4. Teach them how to get in the mind of your customer

Every product or service solves a specific pain point for a certain customer.

Google solves the problem of not being able to find information; SuperOffice solves the problem of creating better relationships with your customers.

Steve Renard of Crowned Fox Adventures explains:

“A salesperson needs to be aware of the emotions of the audience (the purchaser) and be sure to ride the right emotional wave to inspire the purchaser to action.

It's not about hitting them over and over with data and analytics and information. It's giving that information a story and a soul that the purchaser can relate to, react to, and understand.”

Teach your sales reps to build empathy by always looking to define the problem they’re solving for customers. Encourage them to “become” that person, and really get into the thoughts and feelings they’re experiencing when they contact a salesperson.

Help them to do this by asking themselves open-ended questions like:

  • How would this person feel?
  • What would they want to know during the sales process?
  • What information would they need to feel more comfortable to buy?

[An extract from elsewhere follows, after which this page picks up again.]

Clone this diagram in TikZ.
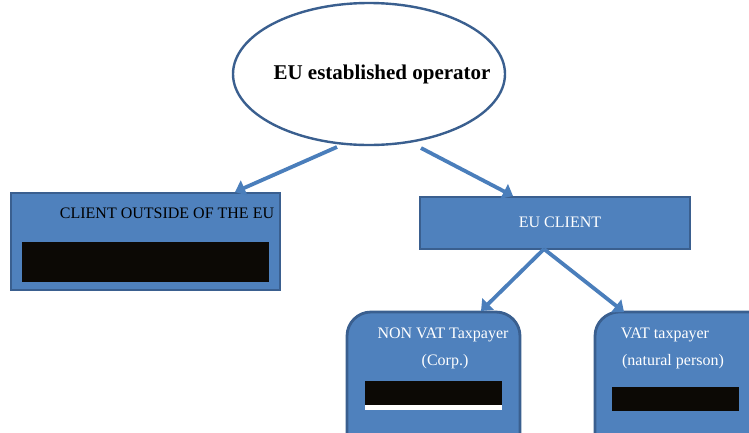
\documentclass[tikz,border=0pt]{standalone}
\usepackage{fontspec}
\setmainfont{Liberation Serif}
\usetikzlibrary{arrows.meta,shapes.geometric}
\definecolor{boxfill}{HTML}{4F81BD}
\definecolor{boxedge}{HTML}{3A5F8F}
\definecolor{arrowcol}{HTML}{4A7EBB}
\definecolor{hidden}{HTML}{0C0905}
\tikzset{
  bluebox/.style={draw=boxedge, line width=2.8pt, fill=boxfill, inner sep=0pt},
  roundbox/.style={bluebox, rounded corners=24pt},
  blackbar/.style={fill=hidden, draw=none, inner sep=0pt},
  conn/.style={draw=arrowcol, line width=3.8pt, -{Triangle[length=10pt,width=16pt]}},
  lbl/.style={inner sep=0pt, font=\fontsize{16}{19}\selectfont}
}
\begin{document}
\begin{tikzpicture}[x=1pt,y=-1pt]
\useasboundingbox (0,0) rectangle (749,432);
% ellipse
\node[ellipse, draw=boxedge, line width=2.4pt, fill=white, minimum width=272pt, minimum height=142pt, inner sep=0pt] (op) at (369,74) {};
\node[inner sep=0pt, font=\fontsize{21}{24}\selectfont\bfseries] (optext) at (382,74) {EU established operator};
% left box
\path[bluebox] (11,193) rectangle (280,290);
\node[lbl] (outside) at (167,213) {CLIENT OUTSIDE OF THE EU};
\path[blackbar] (22,242) rectangle (269,282);
\node[lbl, font=\fontsize{16}{19}\selectfont\itshape, text=hidden] (exempt) at (152,252) {Operation exempt from VAT};
\coordinate (outtop) at (235,192);
% EU client
\path[bluebox] (420,197) rectangle (690,249);
\node[lbl, text=white] (euclient) at (560,222) {EU CLIENT};
\coordinate (eutop) at (513,196);
\coordinate (eubot) at (544,249);
% bottom boxes
\path[roundbox] (347,312) rectangle (520,460);
\node[lbl, text=white] (nonvat) at (443,335) {NON VAT Taxpayer};
\node[lbl, text=white] (corp) at (445,362) {(Corp.)};
\path[fill=white] (365,381) rectangle (502,410);
\path[blackbar] (365,381) rectangle (502,405);
\path[roundbox] (595,312) rectangle (780,460);
\node[lbl, text=white] (vat) at (665,335) {VAT taxpayer};
\node[lbl, text=white] (natural) at (673,362) {(natural person)};
\path[blackbar] (612,387) rectangle (739,411);
\coordinate (nonvattop) at (481,311);
\coordinate (vattop) at (624,312);
% connectors
\coordinate (opl) at (337,147);
\coordinate (opr) at (421,148);
\draw[conn] (opl) -- (outtop);
\draw[conn] (opr) -- (eutop);
\draw[conn] (eubot) -- (nonvattop);
\draw[conn] (eubot) -- (vattop);
\end{tikzpicture}
\end{document}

Once a salesperson knows how a customer feels, they can apply that to the sales messaging they’re delivering throughout the process.

That’s emotional intelligence at its finest.

5. Provide ongoing sales training unique to each rep

Did you know that the best sales training improves the performance of an individual on average by 20%?

Alongside blanket sales training to keep them up to date with best practices, use your check-in meetings as a way to deliver the training your reps want.

Each person on your sales team will likely have different learning styles and preferences. Some might want to attend sales conferences; others might want a monthly stipend to read sales books.

Find the learning style your individual sales reps prefer and give them access to materials in that format.

Remember: emotional intelligence can generate $6 in revenue for each dollar you’re spending on it. Don’t be afraid to give your staff the tools they need – it’ll pay-off in the long run. 

Conclusion

The importance of emotional intelligence in sales is often overlooked.

Traditionally, hard and, at times, aggressive selling was considered the preferred way for salespeople to behave. But with time, just like so many other things, this sales style has become if not entirely obsolete, then definitely incomplete and less effective.  

Today, soft skills – one of which is the ability to manage your own and respond to other peoples’ emotions – are more important in sales than hard skills – like overselling the product, assertiveness, reliance on facts and numbers, quick movement down the sales funnel.

The ability to control your own feelings, listen to other peoples’ concerns, appreciate their emotions, be empathetic and honest, and allow people to make rational (not rushed) choices – are invaluable characteristics of a modern, successful salesperson.

High-EQ sales reps are able to healthily enjoy their own work, stay at the workplace longer, and sell more products or services to the people that really need them, thus stimulating customer loyalty and promoting the human values of the brand they represent.